Judgments, Supreme Court, Bronx County (Alexander W. Hunter, Jr., J.), rendered May 14, 2002, convicting each defendant, after a jury trial, of criminal possession of a controlled substance in the first degree, and sentencing defendant Caba to a term of 17 years to life, and sentencing defendant Figueroa, as a second felony offender, to a term of 23 years to life, unanimously affirmed.

 We reject defendant Caba's challenges to the sufficiency and weight of the evidence against him.   Defendants, each of whom was in possession of a very large amount of cash, were seated in the back of a taxi, and defendant Figueroa was observed trying to kick a bag under the front seat.   The bag held paper-wrapped brick-shaped objects, containing thousands of glassine envelopes of heroin with a total value in excess of $45,000.   Caba was properly convicted under both the automobile presumption (Penal Law § 220.25[1] ) and the theory of constructive possession, and his argument that the evidence only established possession by Figueroa is unavailing.   Caba was in sufficiently close proximity to Figueroa and the drugs to exercise joint dominion and control, and the jury could have reasonably concluded that a person in possession of a large and valuable quantity of drugs would not permit another person to be in close proximity unless they were both part of the same criminal enterprise and were joint possessors (see People v.
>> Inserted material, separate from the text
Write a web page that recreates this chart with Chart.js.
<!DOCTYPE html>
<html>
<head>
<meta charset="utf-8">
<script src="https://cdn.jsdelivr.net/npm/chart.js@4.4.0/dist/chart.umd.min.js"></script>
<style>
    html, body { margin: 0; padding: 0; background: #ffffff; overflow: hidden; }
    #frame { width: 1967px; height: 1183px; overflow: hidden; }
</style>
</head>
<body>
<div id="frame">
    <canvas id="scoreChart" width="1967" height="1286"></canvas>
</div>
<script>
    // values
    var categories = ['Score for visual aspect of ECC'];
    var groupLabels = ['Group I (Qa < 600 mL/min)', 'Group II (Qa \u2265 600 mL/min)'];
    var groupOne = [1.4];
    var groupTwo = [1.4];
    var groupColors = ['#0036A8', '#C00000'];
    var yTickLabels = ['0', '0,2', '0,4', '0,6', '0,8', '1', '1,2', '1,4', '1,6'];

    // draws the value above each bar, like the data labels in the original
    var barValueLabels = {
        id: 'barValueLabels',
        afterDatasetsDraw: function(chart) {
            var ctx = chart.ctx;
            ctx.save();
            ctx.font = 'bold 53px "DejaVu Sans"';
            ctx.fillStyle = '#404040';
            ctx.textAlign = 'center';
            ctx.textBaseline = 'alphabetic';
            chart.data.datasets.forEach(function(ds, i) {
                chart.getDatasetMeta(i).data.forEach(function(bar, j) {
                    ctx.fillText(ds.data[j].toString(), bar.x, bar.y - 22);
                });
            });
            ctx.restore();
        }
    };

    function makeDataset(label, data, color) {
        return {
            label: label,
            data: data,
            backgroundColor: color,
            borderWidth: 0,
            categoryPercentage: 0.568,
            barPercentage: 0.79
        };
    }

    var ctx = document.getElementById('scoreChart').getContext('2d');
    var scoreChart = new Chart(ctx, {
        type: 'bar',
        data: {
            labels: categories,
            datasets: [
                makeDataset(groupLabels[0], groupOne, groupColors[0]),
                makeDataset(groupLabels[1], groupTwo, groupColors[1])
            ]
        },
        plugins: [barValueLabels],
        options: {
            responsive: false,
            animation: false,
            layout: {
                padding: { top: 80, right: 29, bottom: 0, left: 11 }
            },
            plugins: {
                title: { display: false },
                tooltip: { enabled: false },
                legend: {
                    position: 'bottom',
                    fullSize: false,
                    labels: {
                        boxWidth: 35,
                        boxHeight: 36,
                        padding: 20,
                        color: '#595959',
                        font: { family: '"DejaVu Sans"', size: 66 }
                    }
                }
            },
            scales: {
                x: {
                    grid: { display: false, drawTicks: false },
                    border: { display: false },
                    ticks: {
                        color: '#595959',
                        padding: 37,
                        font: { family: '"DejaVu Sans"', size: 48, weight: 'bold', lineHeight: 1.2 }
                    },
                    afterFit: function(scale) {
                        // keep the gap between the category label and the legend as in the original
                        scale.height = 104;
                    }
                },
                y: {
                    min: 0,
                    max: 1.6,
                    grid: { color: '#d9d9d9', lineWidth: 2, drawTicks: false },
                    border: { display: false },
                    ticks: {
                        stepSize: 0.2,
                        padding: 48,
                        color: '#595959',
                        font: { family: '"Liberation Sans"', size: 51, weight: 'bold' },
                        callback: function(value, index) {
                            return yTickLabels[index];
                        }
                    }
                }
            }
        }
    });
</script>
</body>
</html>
Bundy, 90 N.Y.2d 918, 920, 663 N.Y.S.2d 837, 686 N.E.2d 496 [1997] ).   Caba's arguments concerning the applicability of the automobile presumption, including his constitutional claims, are unpreserved and we decline to review them in the interest of justice.   Were we to review these claims we would reject them (see e.g. People v. Pratt, 207 A.D.2d 671, 616 N.Y.S.2d 29 [1994], lv. denied 84 N.Y.2d 1014, 622 N.Y.S.2d 926, 647 N.E.2d 132 [1994] ).
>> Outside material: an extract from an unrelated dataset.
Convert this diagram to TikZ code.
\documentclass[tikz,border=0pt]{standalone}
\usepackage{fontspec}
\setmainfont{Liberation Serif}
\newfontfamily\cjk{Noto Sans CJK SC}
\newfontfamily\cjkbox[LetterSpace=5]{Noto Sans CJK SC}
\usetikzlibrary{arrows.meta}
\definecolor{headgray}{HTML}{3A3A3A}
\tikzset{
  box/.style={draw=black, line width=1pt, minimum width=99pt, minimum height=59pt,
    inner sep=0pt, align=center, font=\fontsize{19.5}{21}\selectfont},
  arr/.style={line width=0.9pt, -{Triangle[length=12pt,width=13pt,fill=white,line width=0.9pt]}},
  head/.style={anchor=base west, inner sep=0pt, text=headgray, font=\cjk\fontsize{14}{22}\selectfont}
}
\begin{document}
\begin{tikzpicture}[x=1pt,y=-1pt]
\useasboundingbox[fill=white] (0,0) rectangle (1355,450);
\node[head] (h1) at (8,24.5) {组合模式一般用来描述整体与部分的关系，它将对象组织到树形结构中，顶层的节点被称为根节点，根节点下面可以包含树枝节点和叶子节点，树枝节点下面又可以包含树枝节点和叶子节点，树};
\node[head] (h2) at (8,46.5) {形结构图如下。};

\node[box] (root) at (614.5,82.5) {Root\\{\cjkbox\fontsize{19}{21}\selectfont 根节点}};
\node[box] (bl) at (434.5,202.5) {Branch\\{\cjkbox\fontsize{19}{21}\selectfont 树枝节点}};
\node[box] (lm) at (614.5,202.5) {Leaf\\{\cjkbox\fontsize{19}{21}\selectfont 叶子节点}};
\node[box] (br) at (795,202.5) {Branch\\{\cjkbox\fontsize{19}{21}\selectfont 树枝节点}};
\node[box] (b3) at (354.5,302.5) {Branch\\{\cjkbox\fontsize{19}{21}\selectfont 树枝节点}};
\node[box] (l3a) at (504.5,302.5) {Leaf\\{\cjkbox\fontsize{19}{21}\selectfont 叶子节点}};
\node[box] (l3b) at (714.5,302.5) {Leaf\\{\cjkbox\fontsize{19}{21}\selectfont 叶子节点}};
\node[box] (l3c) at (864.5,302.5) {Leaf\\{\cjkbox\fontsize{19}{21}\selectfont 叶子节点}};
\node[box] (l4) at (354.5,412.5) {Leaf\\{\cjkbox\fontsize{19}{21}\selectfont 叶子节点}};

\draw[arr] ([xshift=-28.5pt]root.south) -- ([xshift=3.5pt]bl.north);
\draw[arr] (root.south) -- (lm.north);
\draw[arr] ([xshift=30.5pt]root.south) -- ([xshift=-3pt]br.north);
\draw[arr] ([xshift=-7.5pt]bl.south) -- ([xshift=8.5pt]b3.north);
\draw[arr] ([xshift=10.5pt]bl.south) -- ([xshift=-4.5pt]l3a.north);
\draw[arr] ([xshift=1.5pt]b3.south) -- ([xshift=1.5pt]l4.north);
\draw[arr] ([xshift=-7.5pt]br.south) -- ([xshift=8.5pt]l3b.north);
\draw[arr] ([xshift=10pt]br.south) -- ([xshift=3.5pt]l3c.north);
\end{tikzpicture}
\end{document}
 Defendants' claim that they were deprived of their right to a trial by a jury of 12 because 11 jurors allegedly engaged in deliberations in the absence of a juror who was having a brief colloquy with the court and counsel is a claim requiring preservation (People v. Ramirez, 264 A.D.2d 666, 696 N.Y.S.2d 20 [1999], lv. denied 94 N.Y.2d 828, 702 N.Y.S.2d 598, 724 N.E.2d 390 [1999] ), and we decline to review this unpreserved claim in the interest of justice.   Moreover, even if we were to find that preservation was not required, this would not “dispense with the need for a factual record sufficient to permit appellate review” (People v. Kinchen, 60 N.Y.2d 772, 774, 469 N.Y.S.2d 680, 457 N.E.2d 786 [1983] ).   The record does not establish that deliberations occurred during the juror's absence, but only that a jury note arrived during the brief colloquy with the juror.   The record is silent as to whether or not the note originated from deliberations conducted with all jurors present, and defendants did not request any clarifying inquiry of the jurors.
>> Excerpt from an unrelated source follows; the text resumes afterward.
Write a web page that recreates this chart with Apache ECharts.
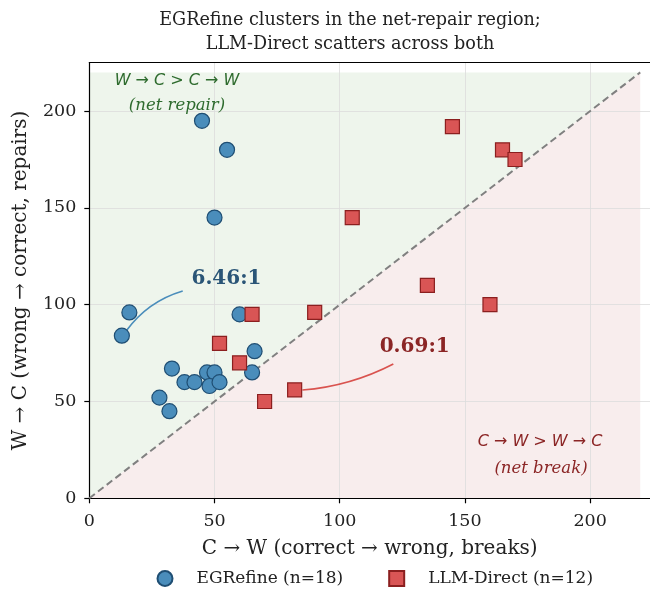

 The court properly declined to deliver a missing witness charge.   Defendants failed meet their burden under People v. Gonzalez, 68 N.Y.2d 424, 509 N.Y.S.2d 796, 502 N.E.2d 583 [1986], and the prosecutor never made any representations about this witness, express or implied, that served to satisfy defendants' burden.

 The court properly received the testimony of the People's chemist concerning the total weight of the drugs.   The chemist was fully qualified, and she adequately explained the statistical sampling method of evaluating the weight of the heroin and the tests she conducted (see People v. Hill, 85 N.Y.2d 256, 261, 624 N.Y.S.2d 79, 648 N.E.2d 455 [1995];  People v. Argro, 37 N.Y.2d 929, 379 N.Y.S.2d 840, 342 N.E.2d 601 [1975] ).

The record establishes that each defendant received effective assistance under the state and federal standards (see People v. Benevento, 91 N.Y.2d 708, 713-714, 674 N.Y.S.2d 629, 697 N.E.2d 584 [1998];  see also Strickland v. Washington, 466 U.S. 668, 104 S.Ct. 2052, 80 L.Ed.2d 674 [1984] ).

Figueroa's arguments concerning the effect of the Drug Law Reform Act (L. 2004, ch. 738) as to the sentence imposed are without merit (People v. Walker, 81 N.Y.2d 661, 666-667, 603 N.Y.S.2d 280, 623 N.E.2d 1 [1993];  see also People v. Nelson, 21 A.D.3d 861, 804 N.Y.S.2d 1 [2005] ).   We perceive no basis for reducing his sentence.

We have considered and rejected defendant's remaining claims, including those contained in Figueroa's pro se supplemental brief.